THE REQUEST:
Copy out the lines that include the word "this".

AVAILABLE RECORDS:
....

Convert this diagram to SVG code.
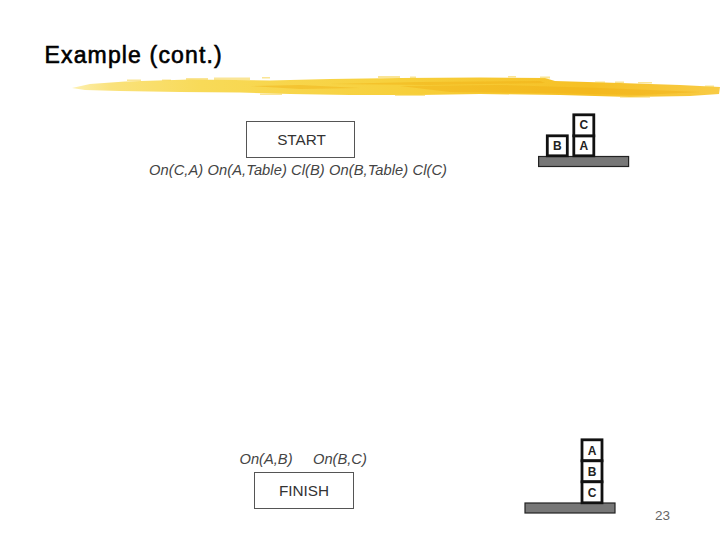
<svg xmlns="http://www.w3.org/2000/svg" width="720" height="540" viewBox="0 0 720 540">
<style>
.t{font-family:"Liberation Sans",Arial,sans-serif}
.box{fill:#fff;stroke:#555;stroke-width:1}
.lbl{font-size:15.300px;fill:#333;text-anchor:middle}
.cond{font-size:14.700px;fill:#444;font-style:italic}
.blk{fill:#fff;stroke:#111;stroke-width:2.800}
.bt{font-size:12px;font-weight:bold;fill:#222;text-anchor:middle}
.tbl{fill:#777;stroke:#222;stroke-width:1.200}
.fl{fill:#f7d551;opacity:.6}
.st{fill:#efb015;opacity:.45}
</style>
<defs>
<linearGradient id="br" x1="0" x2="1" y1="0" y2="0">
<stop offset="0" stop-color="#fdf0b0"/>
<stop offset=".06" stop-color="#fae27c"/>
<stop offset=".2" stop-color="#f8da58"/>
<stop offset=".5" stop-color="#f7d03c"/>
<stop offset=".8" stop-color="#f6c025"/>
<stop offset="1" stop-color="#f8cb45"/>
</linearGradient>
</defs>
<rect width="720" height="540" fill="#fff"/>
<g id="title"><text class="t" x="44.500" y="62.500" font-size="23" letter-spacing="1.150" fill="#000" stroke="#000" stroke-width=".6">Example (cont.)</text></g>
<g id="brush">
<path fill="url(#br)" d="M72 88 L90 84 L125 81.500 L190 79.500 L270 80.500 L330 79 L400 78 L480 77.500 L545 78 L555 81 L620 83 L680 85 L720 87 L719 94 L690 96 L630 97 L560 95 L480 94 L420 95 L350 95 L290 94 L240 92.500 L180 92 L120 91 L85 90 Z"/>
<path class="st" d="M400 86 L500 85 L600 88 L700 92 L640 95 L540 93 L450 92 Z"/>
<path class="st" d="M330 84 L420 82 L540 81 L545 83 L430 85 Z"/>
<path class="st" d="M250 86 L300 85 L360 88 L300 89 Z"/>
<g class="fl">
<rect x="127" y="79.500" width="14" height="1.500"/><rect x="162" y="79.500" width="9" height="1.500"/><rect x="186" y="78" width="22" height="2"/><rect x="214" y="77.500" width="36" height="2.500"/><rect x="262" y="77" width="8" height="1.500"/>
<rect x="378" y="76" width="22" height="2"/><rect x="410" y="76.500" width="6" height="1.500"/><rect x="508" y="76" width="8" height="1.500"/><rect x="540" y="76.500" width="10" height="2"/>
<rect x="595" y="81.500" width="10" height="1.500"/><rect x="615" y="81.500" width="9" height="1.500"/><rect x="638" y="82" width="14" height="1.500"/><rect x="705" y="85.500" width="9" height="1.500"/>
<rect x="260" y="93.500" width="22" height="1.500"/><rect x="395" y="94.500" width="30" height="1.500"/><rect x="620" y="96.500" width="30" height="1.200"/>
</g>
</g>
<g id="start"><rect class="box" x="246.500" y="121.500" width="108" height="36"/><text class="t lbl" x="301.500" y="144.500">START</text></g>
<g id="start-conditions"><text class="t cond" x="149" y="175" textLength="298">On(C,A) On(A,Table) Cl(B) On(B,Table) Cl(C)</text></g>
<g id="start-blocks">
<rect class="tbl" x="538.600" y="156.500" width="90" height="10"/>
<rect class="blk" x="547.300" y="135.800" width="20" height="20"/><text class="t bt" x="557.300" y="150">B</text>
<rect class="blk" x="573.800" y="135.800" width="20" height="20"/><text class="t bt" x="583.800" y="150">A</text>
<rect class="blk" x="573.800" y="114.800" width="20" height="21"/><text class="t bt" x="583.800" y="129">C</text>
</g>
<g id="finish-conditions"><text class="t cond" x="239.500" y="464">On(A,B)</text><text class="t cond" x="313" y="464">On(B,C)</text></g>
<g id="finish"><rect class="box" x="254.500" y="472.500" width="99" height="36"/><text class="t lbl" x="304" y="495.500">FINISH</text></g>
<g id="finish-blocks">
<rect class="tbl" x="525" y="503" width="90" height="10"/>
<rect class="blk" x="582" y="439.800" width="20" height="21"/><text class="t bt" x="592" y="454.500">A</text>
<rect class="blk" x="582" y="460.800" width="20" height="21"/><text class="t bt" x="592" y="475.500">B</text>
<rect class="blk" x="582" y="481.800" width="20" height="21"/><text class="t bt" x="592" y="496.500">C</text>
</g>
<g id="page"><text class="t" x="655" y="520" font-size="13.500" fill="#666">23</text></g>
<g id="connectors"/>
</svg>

....

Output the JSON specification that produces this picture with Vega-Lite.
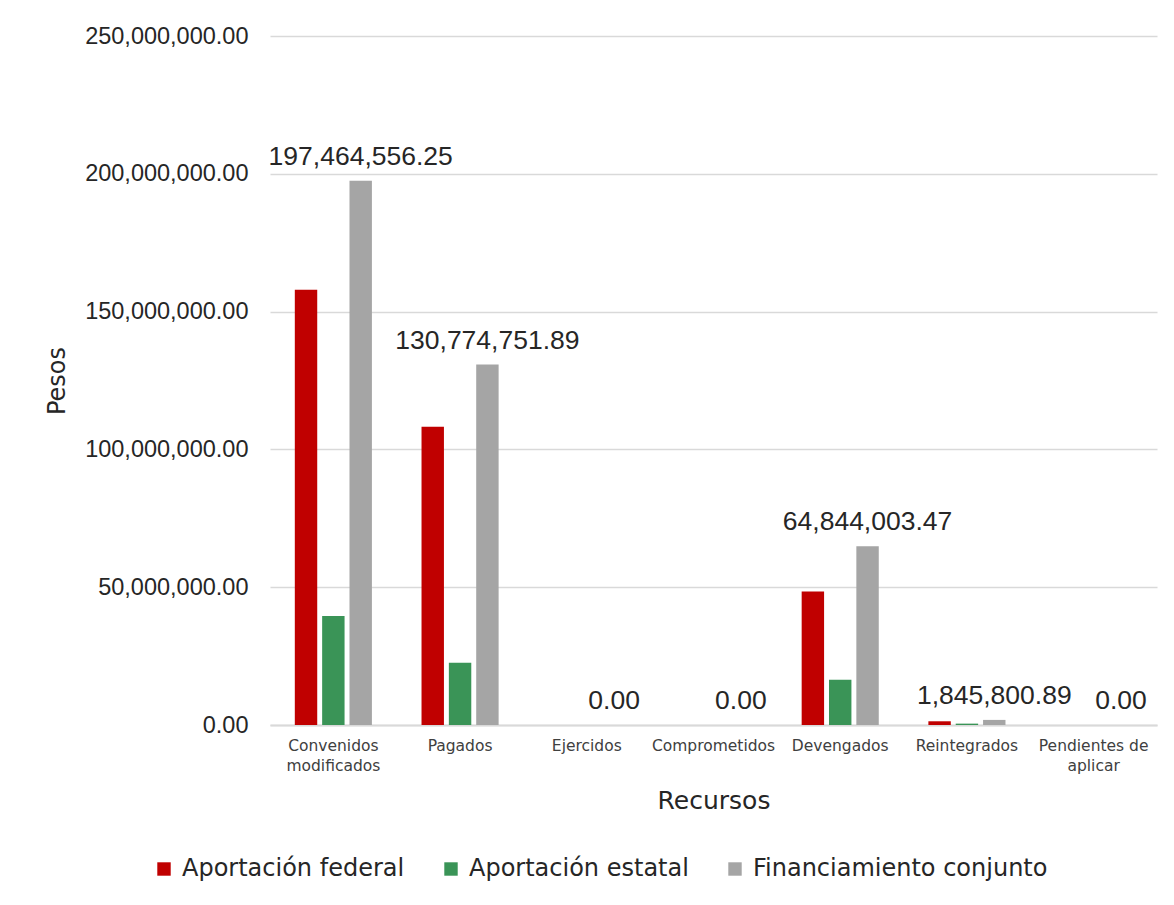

....

SOLUTION TO THE EXERCISE:
Convert this diagram to SVG code.
Output the JSON specification that produces this picture with Vega-Lite.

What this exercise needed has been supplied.